Though now on the far side of 70, Mavis Staples remains one of American music’s national treasures, with a smoldering voice that’s as compelling today as it was 40 years ago on Staple Singers’ hits like “Respect Yourself.” Likely the only singer whose resume includes collaborations with Curtis Mayfield, Bob Dylan and Prince, she affirmed her vitality on 2007’s We’ll Never Turn Back, produced by Ry Cooder. This time around, Jeff Tweedy is the lucky guy at the helm, and he’s done Staples justice, giving the album throwback flourishes and a modern aesthetic.

Throughout You Are Not Alone, shimmering, bluesy electric guitar echoes the brilliant playing of the late “Pops” Staples, and Kelly Hogan and Nora O’Connor (of Neko Case’s band) contribute fervent backing vocals, but Tweedy has made no attempt to mimic traditional gospel. The production is bright and clear, and the arrangements showcase the star. Mixing sacred material with a few secular songs, Staples emphasizes the kinder, more humanistic version of her faith on toe-tapping cuts like “You Don’t Knock” and “In Christ There Is No East or West,” but stokes the fire-and-brimstone of her father’s beliefs on the stomping “Downward Road.” Two Tweedy originals, including the hushed title track, are beautiful and uplifting. (If only he’d bring some of the same emotional directness to Wilco’s often-overthought records.)

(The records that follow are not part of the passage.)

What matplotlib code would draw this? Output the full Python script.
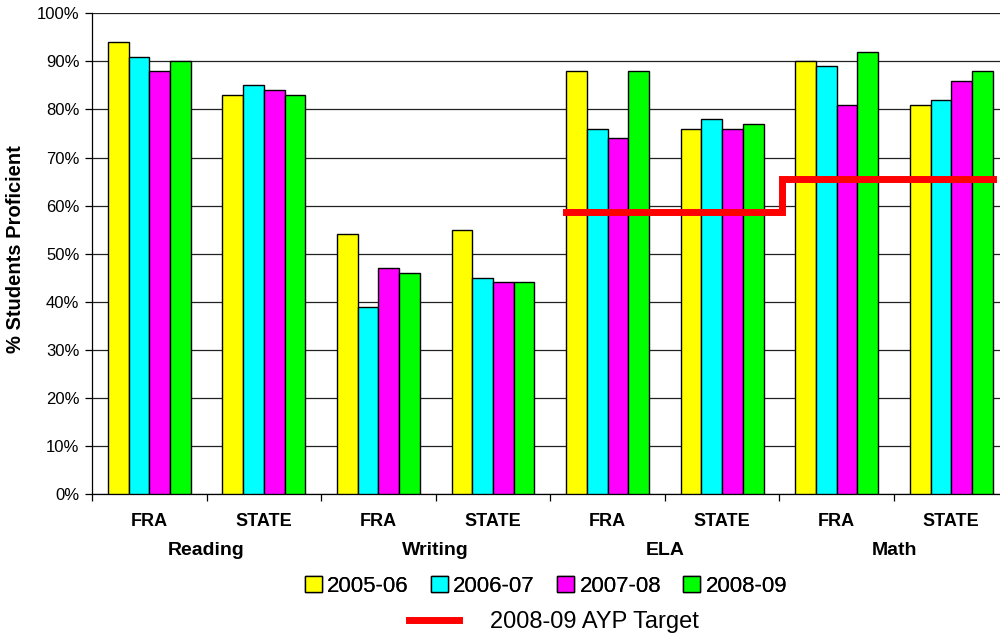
import matplotlib
matplotlib.use("Agg")
import matplotlib.pyplot as plt
import numpy as np
from matplotlib.patches import Patch
from matplotlib.lines import Line2D
from matplotlib.ticker import FixedLocator, FuncFormatter

plt.rcParams['font.family'] = ['Liberation Sans', 'DejaVu Sans']

subjects = ["Reading", "Writing", "ELA", "Math"]
categories = ["FRA", "STATE", "FRA", "STATE", "FRA", "STATE", "FRA", "STATE"]
years = ["2005-06", "2006-07", "2007-08", "2008-09"]
colors = ["#FFFF00", "#00FFFF", "#FF00FF", "#00FF00"]

v2005_06 = [94, 83, 54, 55, 88, 76, 90, 81]
v2006_07 = [91, 85, 39, 45, 76, 78, 89, 82]
v2007_08 = [88, 84, 47, 44, 74, 76, 81, 86]
v2008_09 = [90, 83, 46, 44, 88, 77, 92, 88]
series = [v2005_06, v2006_07, v2007_08, v2008_09]

ayp_label = "2008-09 AYP Target"
ayp_ela = 58.7
ayp_math = 65.5

fig = plt.figure(figsize=(10, 6.39), dpi=100)
ax = fig.add_axes([0.092, 145 / 639, 0.9166, 480.7 / 639])

n = len(categories)
x = np.arange(n)
bw = 0.181
for i, (vals, c) in enumerate(zip(series, colors)):
    ax.bar(x + (i - 1.5) * bw, vals, width=bw, color=c, edgecolor="black",
           linewidth=1.0, zorder=3)

# AYP step line
left_edge = 4 - 2 * bw
right_edge = 7 + 2 * bw
step_x = 5.52
ax.plot([left_edge, step_x, step_x, right_edge],
        [ayp_ela, ayp_ela, ayp_math, ayp_math],
        color="#FF0000", linewidth=5, solid_joinstyle="miter", zorder=4)

ax.set_xlim(-0.5, n - 0.5)
ax.set_ylim(0, 100)
ax.yaxis.set_major_locator(FixedLocator(np.arange(0, 101, 10)))
ax.yaxis.set_major_formatter(FuncFormatter(lambda v, p: f"{int(v)}%"))
ax.grid(axis="y", color="#222222", linewidth=0.9, zorder=0)
ax.set_axisbelow(True)
ax.tick_params(axis="y", labelsize=12, length=5, width=0.9, pad=4, colors="black")
ax.set_xticks(np.arange(-0.5, n, 1.0))
ax.set_xticklabels([])
ax.tick_params(axis="x", length=5, width=0.9)
for s in ["top", "right"]:
    ax.spines[s].set_visible(False)
ax.spines["left"].set_linewidth(0.9)
ax.spines["bottom"].set_linewidth(0.9)

trans = ax.get_xaxis_transform()
for i, c in enumerate(categories):
    ax.text(i, -0.058, c, transform=trans, ha="center", va="center",
            fontsize=13, fontweight="bold")
for j, s in enumerate(subjects):
    ax.text(2 * j + 0.5, -0.118, s, transform=trans, ha="center", va="center",
            fontsize=14, fontweight="bold")

fig.text(0.016, 1 - 249 / 639, "% Students Proficient", rotation=90,
         ha="center", va="center", fontsize=14.5, fontweight="bold")

handles = [Patch(facecolor=c, edgecolor="black", linewidth=1.0) for c in colors]
leg1 = fig.legend(handles, years, ncol=4, loc="center",
                  bbox_to_anchor=(546 / 1000, 1 - 586 / 639), frameon=False,
                  fontsize=16, handlelength=0.75, handleheight=0.75,
                  handletextpad=0.25, columnspacing=1.0, borderpad=0)
leg2 = fig.legend([Line2D([0], [0], color="#FF0000", linewidth=5)], [ayp_label],
                  loc="center", bbox_to_anchor=(554 / 1000, 1 - 622 / 639),
                  frameon=False, fontsize=17, handlelength=2.1,
                  handletextpad=1.3, borderpad=0)
fig.add_artist(leg1)

fig.savefig("out.png", dpi=100)
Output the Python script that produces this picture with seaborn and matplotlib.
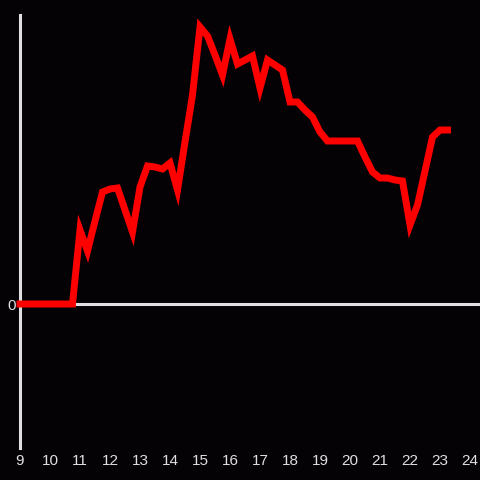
import numpy as np
import pandas as pd
import matplotlib
matplotlib.use("Agg")
import matplotlib.pyplot as plt
import seaborn as sns

# quarter-hour readings, 9:00 to 23:15
hours = [9.0, 9.25, 9.5, 9.75, 10.0, 10.25, 10.5, 10.75,
         11.0, 11.25, 11.5, 11.75, 12.0, 12.25, 12.5, 12.75,
         13.0, 13.25, 13.5, 13.75, 14.0, 14.25, 14.5, 14.75,
         15.0, 15.25, 15.5, 15.75, 16.0, 16.25, 16.5, 16.75,
         17.0, 17.25, 17.5, 17.75, 18.0, 18.25, 18.5, 18.75,
         19.0, 19.25, 19.5, 19.75, 20.0, 20.25, 20.5, 20.75,
         21.0, 21.25, 21.5, 21.75, 22.0, 22.25, 22.5, 22.75,
         23.0, 23.25]
values = [0, 0, 0, 0, 0, 0, 0, 0,
          74, 53, 83, 112, 115, 116, 94, 72,
          117, 138, 137, 135, 141, 114, 162, 209,
          277, 268, 249, 229, 265, 240, 244, 248,
          216, 244, 239, 234, 202, 202, 194, 187,
          172, 163, 163, 163, 163, 163, 147, 132,
          126, 126, 124, 123, 79, 99, 133, 167,
          174, 174]
xticks = list(range(9, 25))

df = pd.DataFrame({"hour": hours, "value": values})

bg = "#040205"
fg = "#e0e0e0"
sns.set_style("dark")
plt.rcParams["font.family"] = ["Liberation Sans", "DejaVu Sans"]

fig = plt.figure(figsize=(4.8, 4.8), dpi=100, facecolor=bg)
ax = fig.add_axes([20 / 480, 32 / 480, 460 / 480, 433 / 480])
ax.set_facecolor(bg)

ax.axhline(0, color=fg, lw=2.2, zorder=1)
sns.lineplot(data=df, x="hour", y="value", color="#ff0000", lw=5,
             solid_capstyle="projecting", solid_joinstyle="miter", ax=ax,
             zorder=3, clip_on=False)

ax.set_xlim(9, 9 + 460 / 30)
ax.set_ylim(-144, 289)
ax.set_xticks(xticks)
ax.set_xticklabels([str(t) for t in xticks])
ax.set_yticks([0])
ax.set_yticklabels(["0"])
ax.tick_params(colors=fg, labelsize=11, length=0, pad=4)
ax.tick_params(axis="y", pad=3)
ax.set_xlabel("")
ax.set_ylabel("")
ax.grid(False)
for s in ["top", "right", "bottom"]:
    ax.spines[s].set_visible(False)
ax.spines["left"].set_color(fg)
ax.spines["left"].set_linewidth(2.2)
ax.spines["left"].set_zorder(2)

fig.savefig("out.png", dpi=100, facecolor=bg)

Elsewhere, Little Milton’s buoyant “We’re Gonna Make It” embodies Staples’ perseverance in the face of trouble, but the cover of Randy Newman’s heartbroken “Losing You” doesn’t work—it hardly seems to be in the soul legend’s nature to express defeat. She makes up for it with the triumphant closing medley “Too Close to Heaven/I’m on My Way to Heaven Anyhow,” where she flirts with the ecstatic verbal repetition of raw, old-time gospel. Whatever your beliefs, it’ll lift your soul.